What Are the Core Components of a Data Pipeline?
Regardless of type, data pipelines generally contain five core components:
- Data Ingestion: This is the process of acquiring and collecting data from miscellaneous sources. Whether the data is extracted from databases or application programming interfaces, whether it’s done through batch processing or real-time streaming, this data ingestion process is a must.
- Data Storage: Once ingested, data must be stored in a suitable data repository for processing and analysis. Storage type may depend on factors like data volume, query requirements, scalability and cost, and may include data warehouses, data lakes, distributed file systems or databases.
- Data Transformation: This component includes tasks like cleaning, enriching and modifying the data to make it suitable for downstream processing. In short, data transformation gets data prepared for analysis, ensuring it’s consistent, structured and ready for further analysis.
- Data Processing: This is the stage where meaningful information is derived from newly transformed data. Through computations, data exploration and machine learning algorithms, data processing helps decipher insights and patterns.
- Data Delivery: At the final stage, data that is processed and analyzed is delivered to the intended personnel or systems such as interactive dashboards, reports or APIs. Data delivery ensures that the data pipeline reaches stakeholders in a consumable and actionable format.
Each of these five stages play a crucial role in the management and processing of original raw data. Together they create a seamless flow of data throughout the entirety of the data pipeline, allowing organizations to make informed, data-driven decisions.
Why Data Pipelines Strengthen IT Infrastructure
Data pipelines strengthen IT infrastructure in a variety of ways. First, they integrate data from disparate sources and provide a central collection point. By promoting data accessibility and collaboration across departments and systems, data pipelines significantly strengthen IT infrastructure.
Second, data pipelines also clean and transform data from its raw, unstructured state to a high-quality, digestible format, enhancing the overall quality of the IT infrastructure. This eliminates the guesswork so that IT leaders can make more reliable business insights. Third, data pipelines also automate the process of data collection, transformation, analysis and delivery, which affords IT personnel the time needed to focus on more strategic tasks, such as data governance and security.
How Do You Implement a Data Pipeline into Your Business?
Setting up a data pipeline isn’t as easy as hitting a button. It requires a complex orchestration of factors. The most successful data pipelines are specifically designed for an organization’s needs. An initial conversation with a CDW consultant can help you assess where to start.
And designing a data pipeline is a multistep process best done with the help of a developer or other expert to ensure all components are built out correctly and will interact seamlessly with each other and all of an organization’s correlating systems to pull all the data into one place.

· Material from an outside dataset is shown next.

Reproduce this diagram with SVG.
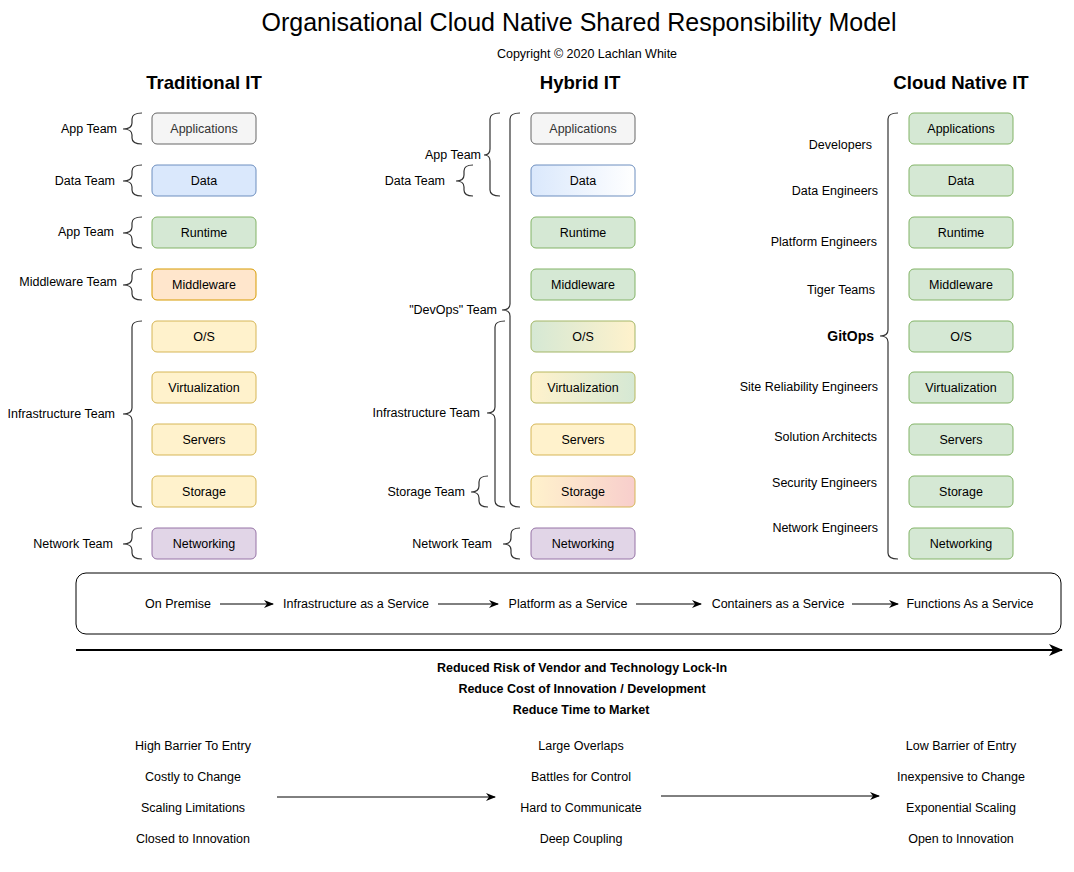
<svg xmlns="http://www.w3.org/2000/svg" width="1074" height="872" viewBox="0 0 1074 872">
<defs>
<style>
text{font-family:"Liberation Sans",Arial,Helvetica,sans-serif;fill:#000}
.t{font-size:25px;text-anchor:middle}
.cp{font-size:12.5px;text-anchor:middle}
.h{font-size:18.6px;font-weight:bold;text-anchor:middle}
.bx{font-size:12.5px;text-anchor:middle;dominant-baseline:central}
.lb{font-size:12.5px;text-anchor:end;dominant-baseline:central}
.md{font-size:12.5px;text-anchor:middle;dominant-baseline:central}
.bd{font-size:12.5px;font-weight:bold;text-anchor:middle;dominant-baseline:central}
.br{fill:none;stroke:#333;stroke-width:1.2}
.gray{fill:#f5f5f5;stroke:#666}
.blue{fill:#dae8fc;stroke:#6c8ebf}
.green{fill:#d5e8d4;stroke:#82b366}
.orange{fill:#ffe6cc;stroke:#d79b00}
.yellow{fill:#fff2cc;stroke:#d6b656}
.purple{fill:#e1d5e7;stroke:#9673a6}
rect.n{stroke-width:1}
.ar{stroke:#000;stroke-width:1;fill:none}
</style>
<linearGradient id="gBlue" x1="0" x2="1" y1="0" y2="0"><stop offset="0" stop-color="#dae8fc"/><stop offset="1" stop-color="#ffffff"/></linearGradient>
<linearGradient id="gGY" x1="0" x2="1" y1="0" y2="0"><stop offset="0" stop-color="#d5e8d4"/><stop offset="1" stop-color="#fff2cc"/></linearGradient>
<linearGradient id="gYG" x1="0" x2="1" y1="0" y2="0"><stop offset="0" stop-color="#fff2cc"/><stop offset="1" stop-color="#d5e8d4"/></linearGradient>
<linearGradient id="gYR" x1="0" x2="1" y1="0" y2="0"><stop offset="0" stop-color="#fff2cc"/><stop offset="1" stop-color="#f8cecc"/></linearGradient>
<marker id="ah" markerWidth="10" markerHeight="8" refX="9" refY="4" orient="auto" markerUnits="userSpaceOnUse"><path d="M0,0 L10,4 L0,8 L3,4 Z" fill="#000"/></marker>
<marker id="ahb" markerWidth="14" markerHeight="12" refX="13" refY="6" orient="auto" markerUnits="userSpaceOnUse"><path d="M0,0 L14,6 L0,12 L4,6 Z" fill="#000"/></marker>
</defs>
<rect width="1074" height="872" fill="#fff"/>

<g id="title">
<text class="t" x="579" y="31">Organisational Cloud Native Shared Responsibility Model</text>
<text class="cp" x="587" y="58">Copyright © 2020 Lachlan White</text>
</g>

<g id="headers">
<text class="h" x="204" y="89">Traditional IT</text>
<text class="h" x="580" y="89">Hybrid IT</text>
<text class="h" x="961" y="89">Cloud Native IT</text>
</g>

<!-- Traditional IT -->
<g id="trad-applications"><rect class="n gray" x="152" y="113" width="104" height="31" rx="5"/><text class="bx" x="204" y="129" style="fill:#333">Applications</text></g>
<g id="trad-data"><rect class="n blue" x="152" y="165" width="104" height="31" rx="5"/><text class="bx" x="204" y="181">Data</text></g>
<g id="trad-runtime"><rect class="n green" x="152" y="217" width="104" height="31" rx="5"/><text class="bx" x="204" y="233">Runtime</text></g>
<g id="trad-middleware"><rect class="n orange" x="152" y="269" width="104" height="31" rx="5"/><text class="bx" x="204" y="285">Middleware</text></g>
<g id="trad-os"><rect class="n yellow" x="152" y="321" width="104" height="31" rx="5"/><text class="bx" x="204" y="337">O/S</text></g>
<g id="trad-virtualization"><rect class="n yellow" x="152" y="372" width="104" height="31" rx="5"/><text class="bx" x="204" y="388">Virtualization</text></g>
<g id="trad-servers"><rect class="n yellow" x="152" y="424" width="104" height="31" rx="5"/><text class="bx" x="204" y="440">Servers</text></g>
<g id="trad-storage"><rect class="n yellow" x="152" y="476" width="104" height="31" rx="5"/><text class="bx" x="204" y="492">Storage</text></g>
<g id="trad-networking"><rect class="n purple" x="152" y="528" width="104" height="31" rx="5"/><text class="bx" x="204" y="544">Networking</text></g>

<g id="trad-teams">
<text class="lb" x="117" y="129">App Team</text>
<text class="lb" x="115" y="181">Data Team</text>
<text class="lb" x="114" y="232">App Team</text>
<text class="lb" x="117" y="282">Middleware Team</text>
<text class="lb" x="115" y="414">Infrastructure Team</text>
<text class="lb" x="113" y="544">Network Team</text>
</g>

<!-- Hybrid IT -->
<g id="hyb-applications"><rect class="n gray" x="531" y="113" width="104" height="31" rx="5"/><text class="bx" x="583" y="129" style="fill:#333">Applications</text></g>
<g id="hyb-data"><rect class="n" x="531" y="165" width="104" height="31" rx="5" fill="url(#gBlue)" stroke="#6c8ebf"/><text class="bx" x="583" y="181">Data</text></g>
<g id="hyb-runtime"><rect class="n green" x="531" y="217" width="104" height="31" rx="5"/><text class="bx" x="583" y="233">Runtime</text></g>
<g id="hyb-middleware"><rect class="n green" x="531" y="269" width="104" height="31" rx="5"/><text class="bx" x="583" y="285">Middleware</text></g>
<g id="hyb-os"><rect class="n" x="531" y="321" width="104" height="31" rx="5" fill="url(#gGY)" stroke="#a3b666"/><text class="bx" x="583" y="337">O/S</text></g>
<g id="hyb-virtualization"><rect class="n" x="531" y="372" width="104" height="31" rx="5" fill="url(#gYG)" stroke="#b8b85e"/><text class="bx" x="583" y="388">Virtualization</text></g>
<g id="hyb-servers"><rect class="n yellow" x="531" y="424" width="104" height="31" rx="5"/><text class="bx" x="583" y="440">Servers</text></g>
<g id="hyb-storage"><rect class="n" x="531" y="476" width="104" height="31" rx="5" fill="url(#gYR)" stroke="#d6b656"/><text class="bx" x="583" y="492">Storage</text></g>
<g id="hyb-networking"><rect class="n purple" x="531" y="528" width="104" height="31" rx="5"/><text class="bx" x="583" y="544">Networking</text></g>

<g id="hyb-teams">
<text class="lb" x="481" y="155">App Team</text>
<text class="lb" x="445" y="181">Data Team</text>
<text class="lb" x="497" y="310">"DevOps" Team</text>
<text class="lb" x="480" y="413">Infrastructure Team</text>
<text class="lb" x="465" y="492">Storage Team</text>
<text class="lb" x="492" y="544">Network Team</text>
</g>

<!-- Cloud Native IT -->
<g id="cn-applications"><rect class="n green" x="909" y="113" width="104" height="31" rx="5"/><text class="bx" x="961" y="129">Applications</text></g>
<g id="cn-data"><rect class="n green" x="909" y="165" width="104" height="31" rx="5"/><text class="bx" x="961" y="181">Data</text></g>
<g id="cn-runtime"><rect class="n green" x="909" y="217" width="104" height="31" rx="5"/><text class="bx" x="961" y="233">Runtime</text></g>
<g id="cn-middleware"><rect class="n green" x="909" y="269" width="104" height="31" rx="5"/><text class="bx" x="961" y="285">Middleware</text></g>
<g id="cn-os"><rect class="n green" x="909" y="321" width="104" height="31" rx="5"/><text class="bx" x="961" y="337">O/S</text></g>
<g id="cn-virtualization"><rect class="n green" x="909" y="372" width="104" height="31" rx="5"/><text class="bx" x="961" y="388">Virtualization</text></g>
<g id="cn-servers"><rect class="n green" x="909" y="424" width="104" height="31" rx="5"/><text class="bx" x="961" y="440">Servers</text></g>
<g id="cn-storage"><rect class="n green" x="909" y="476" width="104" height="31" rx="5"/><text class="bx" x="961" y="492">Storage</text></g>
<g id="cn-networking"><rect class="n green" x="909" y="528" width="104" height="31" rx="5"/><text class="bx" x="961" y="544">Networking</text></g>

<g id="cn-teams">
<text class="lb" x="872" y="145">Developers</text>
<text class="lb" x="878" y="191">Data Engineers</text>
<text class="lb" x="877" y="242">Platform Engineers</text>
<text class="lb" x="875" y="290">Tiger Teams</text>
<text class="lb" x="874" y="336" style="font-weight:bold;font-size:14px">GitOps</text>
<text class="lb" x="878" y="387">Site Reliability Engineers</text>
<text class="lb" x="877" y="437">Solution Architects</text>
<text class="lb" x="877" y="483">Security Engineers</text>
<text class="lb" x="878" y="528">Network Engineers</text>
</g>

<g id="connectors">
<!-- traditional braces -->
<path class="br" d="M142,113 Q132,113 132,119 L132,123 Q132,129 123,129 Q132,129 132,135 L132,138 Q132,144 142,144"/>
<path class="br" d="M142,165 Q132,165 132,171 L132,175 Q132,181 123,181 Q132,181 132,187 L132,190 Q132,196 142,196"/>
<path class="br" d="M142,217 Q132,217 132,223 L132,227 Q132,233 123,233 Q132,233 132,239 L132,242 Q132,248 142,248"/>
<path class="br" d="M142,269 Q132,269 132,275 L132,279 Q132,285 123,285 Q132,285 132,291 L132,294 Q132,300 142,300"/>
<path class="br" d="M142,321 Q132,321 132,327 L132,408 Q132,414 123,414 Q132,414 132,420 L132,501 Q132,507 142,507"/>
<path class="br" d="M142,528 Q132,528 132,534 L132,538 Q132,544 123,544 Q132,544 132,550 L132,553 Q132,559 142,559"/>
<!-- hybrid braces -->
<path class="br" d="M500,113 Q490,113 490,119 L490,149 Q490,155 484,155 Q490,155 490,161 L490,190 Q490,196 500,196"/>
<path class="br" d="M473,165 Q464,165 464,171 L464,175 Q464,181 456,181 Q464,181 464,187 L464,190 Q464,196 473,196"/>
<path class="br" d="M520,113 Q510,113 510,119 L510,304 Q510,310 502,310 Q510,310 510,316 L510,501 Q510,507 520,507"/>
<path class="br" d="M505,321 Q495,321 495,327 L495,407 Q495,413 487,413 Q495,413 495,419 L495,501 Q495,507 505,507"/>
<path class="br" d="M488,476 Q479,476 479,482 L479,486 Q479,492 471,492 Q479,492 479,498 L479,501 Q479,507 488,507"/>
<path class="br" d="M520,528 Q511,528 511,534 L511,538 Q511,544 503,544 Q511,544 511,550 L511,553 Q511,559 520,559"/>
<!-- cloud native brace -->
<path class="br" d="M898,113 Q888,113 888,119 L888,330 Q888,336 880,336 Q888,336 888,342 L888,553 Q888,559 898,559"/>
<!-- service band arrows -->
<line class="ar" x1="220" y1="604" x2="273" y2="604" marker-end="url(#ah)"/>
<line class="ar" x1="438" y1="604" x2="498" y2="604" marker-end="url(#ah)"/>
<line class="ar" x1="636" y1="604" x2="701" y2="604" marker-end="url(#ah)"/>
<line class="ar" x1="852" y1="604" x2="898" y2="604" marker-end="url(#ah)"/>
<!-- long arrow -->
<line x1="76" y1="650" x2="1062" y2="650" stroke="#000" stroke-width="2" marker-end="url(#ahb)"/>
<!-- bottom arrows -->
<line class="ar" x1="277" y1="797" x2="495" y2="797" stroke="#333" marker-end="url(#ah)"/>
<line class="ar" x1="661" y1="796" x2="879" y2="796" stroke="#333" marker-end="url(#ah)"/>
</g>

<g id="service-band">
<rect x="76" y="573" width="985" height="61" rx="10" fill="none" stroke="#000" stroke-width="1"/>
<text class="md" x="178" y="604">On Premise</text>
<text class="md" x="356" y="604">Infrastructure as a Service</text>
<text class="md" x="568" y="604">Platform as a Service</text>
<text class="md" x="778" y="604">Containers as a Service</text>
<text class="md" x="970" y="604">Functions As a Service</text>
</g>

<g id="benefits">
<text class="bd" x="582" y="668">Reduced Risk of Vendor and Technology Lock-In</text>
<text class="bd" x="582" y="689">Reduce Cost of Innovation / Development</text>
<text class="bd" x="581" y="710">Reduce Time to Market</text>
</g>

<g id="trad-traits">
<text class="md" x="193" y="746">High Barrier To Entry</text>
<text class="md" x="193" y="777">Costly to Change</text>
<text class="md" x="193" y="808">Scaling Limitations</text>
<text class="md" x="193" y="839">Closed to Innovation</text>
</g>
<g id="hyb-traits">
<text class="md" x="581" y="746">Large Overlaps</text>
<text class="md" x="581" y="777">Battles for Control</text>
<text class="md" x="581" y="808">Hard to Communicate</text>
<text class="md" x="581" y="839">Deep Coupling</text>
</g>
<g id="cn-traits">
<text class="md" x="961" y="746">Low Barrier of Entry</text>
<text class="md" x="961" y="777">Inexpensive to Change</text>
<text class="md" x="961" y="808">Exponential Scaling</text>
<text class="md" x="961" y="839">Open to Innovation</text>
</g>
</svg>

Companies like IBM, NVIDIA, Microsoft and Hitachi have products and experts in place to design and implement data pipelines into all types of businesses, resulting in eight times quicker data access, millions of dollars in cut costs. Kathy Rudy, chief data and analytics officer at ISG, says that data pipelines are essential for organizations, “as they create and build microservices that are dependent on the same data sources across products and platforms.”